Like Jonah, God has been tugging on my heart to do something, and my fears about the gift being inadequate are not a good excuse to hide from His calling. I may not be a good writer, but on the other hand, maybe my tears are proof enough that my heart is crying out for me to at least try. Not that I haven't tried before, but whenever I start to write a book I feel overwhelmed at the huge task ahead of me and then this paralyzing fear takes over and I am too blocked by it to continue to write.
Part of what makes me think that God is trying to get the message through to me to try again is that John is not the first person who has presented the book writing idea to me in the past month. In fact, he's the third. I believe that God sometimes uses people to help us find our way. My lack of lack of fulfillment and continuous restlessness in my professional life is another clue. I'm starting to understand that I'm not fulfilled because I'm basically living out a safer plan under the guise of "doing something good" for other people while I really avoid the one thing that might actually make me feel fulfilled. Jonah was also trying to play it safe and avoid the riskier plan God called him to when the fish swallowed him up and gave him time to think.
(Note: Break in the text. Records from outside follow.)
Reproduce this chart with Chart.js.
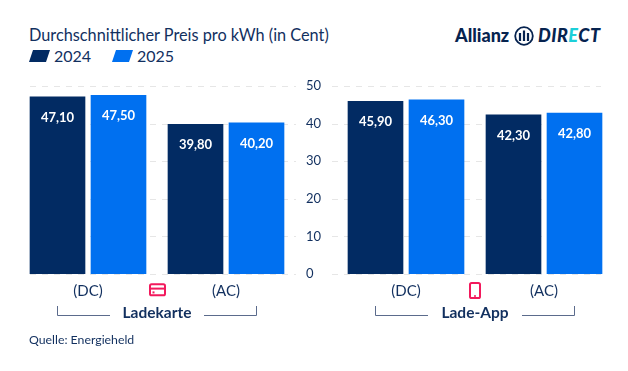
<!DOCTYPE html>
<html>
<head>
<meta charset="utf-8">
<script src="https://cdn.jsdelivr.net/npm/chart.js@4/dist/chart.umd.min.js"></script>
<style>
  html, body { margin: 0; padding: 0; background: #fff; }
  #page { position: relative; width: 628px; height: 371px; overflow: hidden; font-family: Lato, sans-serif; color: #12305f; }
  #page > * { position: absolute; }
  .txt { white-space: nowrap; line-height: 1; }
  .swatch { width: 21px; height: 12px; clip-path: polygon(4px 0, 100% 0, 17px 100%, 0 100%); }
  canvas { display: block; }
</style>
</head>
<body>
<div id="page">
  <div class="txt" style="left:29px;top:27px;font-size:16.3px;">Durchschnittlicher Preis pro kWh (in Cent)</div>
  <div class="swatch" style="left:29px;top:50px;background:#022b63;"></div>
  <div class="txt" style="left:54px;top:48px;font-size:16px;">2024</div>
  <div class="swatch" style="left:112px;top:50px;background:#0070f0;"></div>
  <div class="txt" style="left:137px;top:48px;font-size:16px;">2025</div>

  <div class="txt" style="left:455px;top:26px;font-size:18px;font-weight:900;color:#06234f;">Allianz</div>
  <svg style="left:514px;top:26px;" width="20" height="20" viewBox="0 0 20 20" fill="none" stroke="#06234f">
    <circle cx="10" cy="10" r="8.8" stroke-width="1.8"/>
    <path d="M6 15V7M10 15V4.5M14 15V7" stroke-width="2.2"/>
  </svg>
  <div class="txt" style="left:538px;top:26px;font-size:18px;font-weight:900;font-style:italic;color:#06234f;letter-spacing:.5px;">DIR<span style="color:#1ccfd8;">E</span>CT</div>

  <div style="left:0;top:0;width:332px;height:371px;"><canvas id="left"></canvas></div>
  <div style="left:318px;top:0;width:310px;height:371px;"><canvas id="right"></canvas></div>

  <svg style="left:0;top:0;" width="628" height="371" fill="none" stroke="#5b6b8c" stroke-width="1">
    <path d="M57.5 306V315.5H110M204 315.5H256.5V306"/>
    <path d="M375.5 306V315.5H428M522 315.5H574.5V306"/>
    <g stroke="#f2195c" stroke-width="2">
      <rect x="150" y="284.3" width="15" height="11" rx="1.6"/>
      <path d="M150 288.6H165"/>
      <path d="M152.5 292.4H154.5"/>
      <rect x="470" y="283" width="10" height="15" rx="1.6"/>
      <path d="M474 296H476" stroke-width="1.4"/>
    </g>
  </svg>
  <div class="txt" style="left:157px;top:305px;transform:translateX(-50%);font-size:15.5px;font-weight:700;">Ladekarte</div>
  <div class="txt" style="left:475px;top:305px;transform:translateX(-50%);font-size:15.5px;font-weight:700;">Lade-App</div>
  <div class="txt" style="left:29px;top:334px;font-size:12.3px;">Quelle: Energieheld</div>
</div>
<script>
const categories = ["(DC)", "(AC)"];
const years = ["2024", "2025"];
const ladekarte2024 = [47.1, 39.8];
const ladekarte2025 = [47.5, 40.2];
const ladeApp2024 = [45.9, 42.3];
const ladeApp2025 = [46.3, 42.8];
const yTicks = [0, 10, 20, 30, 40, 50];

const dark = "#022b63";
const bright = "#0070f0";
const fontFamily = "Lato, sans-serif";
const textColor = "#12305f";

// dashed grid, chart.js would run it over the whole chart area
const dashedGrid = {
  id: "dashedGrid",
  beforeDatasetsDraw(chart, args, opts) {
    const { ctx, scales } = chart;
    ctx.save();
    ctx.strokeStyle = "#e6e6e6";
    ctx.lineWidth = 1;
    ctx.setLineDash([6, 6]);
    yTicks.forEach((t) => {
      const y = Math.round(scales.y.getPixelForValue(t)) + 0.5;
      ctx.beginPath();
      ctx.moveTo(opts.from, y);
      ctx.lineTo(opts.to, y);
      ctx.stroke();
    });
    ctx.restore();
  },
};

// value inside the bar, 20px under its top
const barValues = {
  id: "barValues",
  afterDatasetsDraw(chart) {
    const { ctx } = chart;
    ctx.save();
    ctx.fillStyle = "#fff";
    ctx.font = "700 13px " + fontFamily;
    ctx.textAlign = "center";
    ctx.textBaseline = "middle";
    chart.data.datasets.forEach((ds, i) => {
      chart.getDatasetMeta(i).data.forEach((bar, j) => {
        ctx.fillText(ds.data[j].toFixed(2).replace(".", ","), bar.x, bar.y + 20.5);
      });
    });
    ctx.restore();
  },
};

function makeChart(id, a, b, padding, showAxis, grid) {
  new Chart(document.getElementById(id), {
    type: "bar",
    data: {
      labels: categories,
      datasets: [
        { label: years[0], data: a, backgroundColor: dark, barThickness: 61, maxBarThickness: 55 },
        { label: years[1], data: b, backgroundColor: bright, barThickness: 61, maxBarThickness: 55 },
      ],
    },
    options: {
      responsive: true,
      maintainAspectRatio: false,
      animation: false,
      layout: { padding },
      plugins: { legend: { display: false }, tooltip: { enabled: false }, dashedGrid: grid },
      scales: {
        x: {
          grid: { display: false },
          border: { display: false },
          ticks: { color: textColor, font: { family: fontFamily, size: 15 }, padding: 0, maxRotation: 0 },
        },
        y: {
          position: "right",
          display: showAxis,
          min: 0,
          max: 50,
          grid: { display: false },
          border: { display: false },
          afterBuildTicks: (axis) => { axis.ticks = yTicks.map((value) => ({ value })); },
          afterFit: (axis) => { axis.width = showAxis ? 37 : 0; },
          ticks: { color: textColor, font: { family: fontFamily, size: 13 }, padding: 3 },
        },
      },
    },
    plugins: [dashedGrid, barValues],
  });
}

makeChart("left", ladekarte2024, ladekarte2025, { left: 19, top: 86, bottom: 71 }, true, { from: 30, to: 296 });
makeChart("right", ladeApp2024, ladeApp2025, { left: 19, top: 86, bottom: 71, right: 15 }, false, { from: 14, to: 283 });
</script>
</body>
</html>
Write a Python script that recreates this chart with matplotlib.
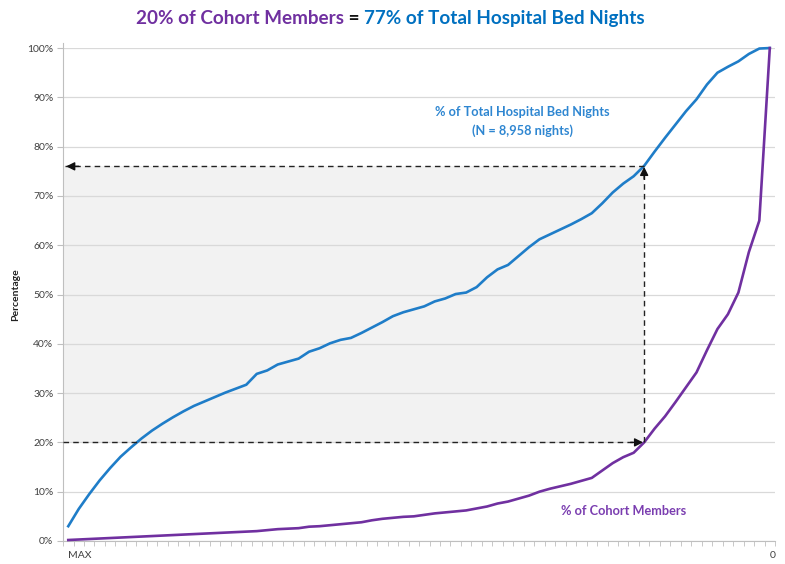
import numpy as np
import matplotlib
matplotlib.use("Agg")
import matplotlib.pyplot as plt
from matplotlib.ticker import PercentFormatter

plt.rcParams['font.family'] = ['Lato', 'DejaVu Sans']

# Cumulative shares (%), ordered from the highest user (MAX) down to 0 nights
bed_nights = [3.0, 6.5, 9.5, 12.3, 14.8, 17.1, 19.0, 20.8, 22.4, 23.8,
              25.1, 26.3, 27.4, 28.3, 29.2, 30.1, 30.9, 31.7, 33.9, 34.6,
              35.8, 36.4, 37.0, 38.4, 39.1, 40.1, 40.8, 41.2, 42.2, 43.3,
              44.4, 45.6, 46.4, 47.0, 47.6, 48.6, 49.2, 50.1, 50.4, 51.5,
              53.5, 55.1, 56.0, 57.8, 59.6, 61.2, 62.2, 63.2, 64.2, 65.3,
              66.5, 68.5, 70.7, 72.5, 74.0, 76.1, 79.0, 81.8, 84.5, 87.2,
              89.6, 92.6, 95.0, 96.2, 97.3, 98.8, 99.9, 100.0]
members = [0.2, 0.3, 0.4, 0.5, 0.6, 0.7, 0.8, 0.9, 1.0, 1.1,
           1.2, 1.3, 1.4, 1.5, 1.6, 1.7, 1.8, 1.9, 2.0, 2.2,
           2.4, 2.5, 2.6, 2.9, 3.0, 3.2, 3.4, 3.6, 3.8, 4.2,
           4.5, 4.7, 4.9, 5.0, 5.3, 5.6, 5.8, 6.0, 6.2, 6.6,
           7.0, 7.6, 8.0, 8.6, 9.2, 10.0, 10.6, 11.1, 11.6, 12.2,
           12.8, 14.3, 15.8, 17.0, 17.9, 20.0, 22.8, 25.3, 28.2, 31.2,
           34.2, 38.7, 43.0, 46.0, 50.4, 58.6, 65.0, 100.0]
tick_labels = ["MAX", "0"]

# marker point: 20% of members = 77% of bed nights
mark_idx = 55
mark_low = 20
mark_high = 76

BLUE = "#1F7DC8"
PURPLE = "#7030A0"

n = len(bed_nights)
x = np.arange(n)

fig = plt.figure(figsize=(7.85, 5.64), dpi=100)
ax = fig.add_axes([0.0803, 0.0408, 0.907, 0.874])

ax.set_xlim(-0.5, n - 0.5)
ax.set_ylim(0, 100)

# shaded box
ax.fill_between([-0.5, mark_idx], mark_low, mark_high, color="#f2f2f2", zorder=0.2, lw=0)

ax.plot(x, bed_nights, color=BLUE, lw=1.9, zorder=3, clip_on=False, solid_joinstyle='round')
ax.plot(x, members, color=PURPLE, lw=1.9, zorder=3, clip_on=False, solid_joinstyle='round')

# dashed guide arrows
dash = dict(color="#222222", lw=1.0, ls=(0, (4, 3)), zorder=4)
ax.plot([-0.3, mark_idx], [mark_high, mark_high], **dash)
ax.plot([-0.5, mark_idx - 0.4], [mark_low, mark_low], **dash)
ax.plot([mark_idx, mark_idx], [mark_low, mark_high - 1.2], **dash)
head = dict(arrowstyle="-|>,head_length=0.5,head_width=0.25", color="#111111", lw=1.0, shrinkA=0, shrinkB=0)
ax.annotate("", xy=(-0.2, mark_high), xytext=(1.0, mark_high), arrowprops=head, zorder=5)
ax.annotate("", xy=(mark_idx - 0.1, mark_low), xytext=(mark_idx - 1.3, mark_low), arrowprops=head, zorder=5)
ax.annotate("", xy=(mark_idx, mark_high - 0.1), xytext=(mark_idx, mark_high - 2.6), arrowprops=head, zorder=5)

# axes styling
ax.set_yticks(np.arange(0, 101, 10))
ax.yaxis.set_major_formatter(PercentFormatter(decimals=0))
ax.grid(axis="y", color="#d9d9d9", lw=0.9)
ax.set_axisbelow(True)
for s in ["top", "right"]:
    ax.spines[s].set_visible(False)
ax.spines["left"].set_color("#bfbfbf")
ax.spines["bottom"].set_color("#bfbfbf")
ax.spines["left"].set_bounds(0, 101)

ax.set_xticks([0, n - 1])
ax.set_xticklabels(tick_labels, ha="left")
ax.set_xticks(np.arange(-0.5, n, 1.0), minor=True)
ax.tick_params(axis="x", which="major", length=0, pad=7, labelsize=7.5, labelcolor="#404040")
ax.tick_params(axis="x", which="minor", length=3.5, color="#bfbfbf", direction="out")
ax.tick_params(axis="y", length=4, color="#bfbfbf", labelsize=7.5, labelcolor="#404040", pad=3)

ax.set_ylabel("Percentage", fontsize=7.5, fontweight="bold", labelpad=5, color="#222222")

# series labels
ax.text(43.4, 87.0, "% of Total Hospital Bed Nights", color="#2E86D1",
        fontsize=9.2, fontweight="bold", ha="center", va="center")
ax.text(43.4, 83.2, "(N = 8,958 nights)", color="#2E86D1",
        fontsize=9.2, fontweight="bold", ha="center", va="center")
ax.text(53.0, 6.1, "% of Cohort Members", color="#7A3DB0",
        fontsize=9.2, fontweight="bold", ha="center", va="center")

# multi-coloured title
parts = [("20% of Cohort Members", PURPLE), (" = ", "#111111"),
         ("77% of Total Hospital Bed Nights", "#0070C0")]
texts = [fig.text(0, 0.968, p, color=c, fontsize=13.6, fontweight="bold", va="center")
         for p, c in parts]
fig.canvas.draw()
r = fig.canvas.get_renderer()
widths = [t.get_window_extent(r).width for t in texts]
start = 390 - sum(widths) / 2
for t, w in zip(texts, widths):
    t.set_x(start / fig.bbox.width)
    start += w

fig.savefig("out.png", dpi=100)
Right now, I feel like I am in the belly of a fish with nothing else to do but think and meditate on God's call on my life. Like Jonah, I've spent much of my time living in fear and running away from my call. Lately I've been feeling like my problem with my knee is God pushing me more forcefully onto a different path, just like He did with Jonah. God is reminding me that time is precious (Ephesians 5:16) and I have already wasted more than enough. Now I need to make the choice to stop spending my time for my own selfish and safe pursuits and start spending it on wildly pursuing whatever adventure God has planned for me.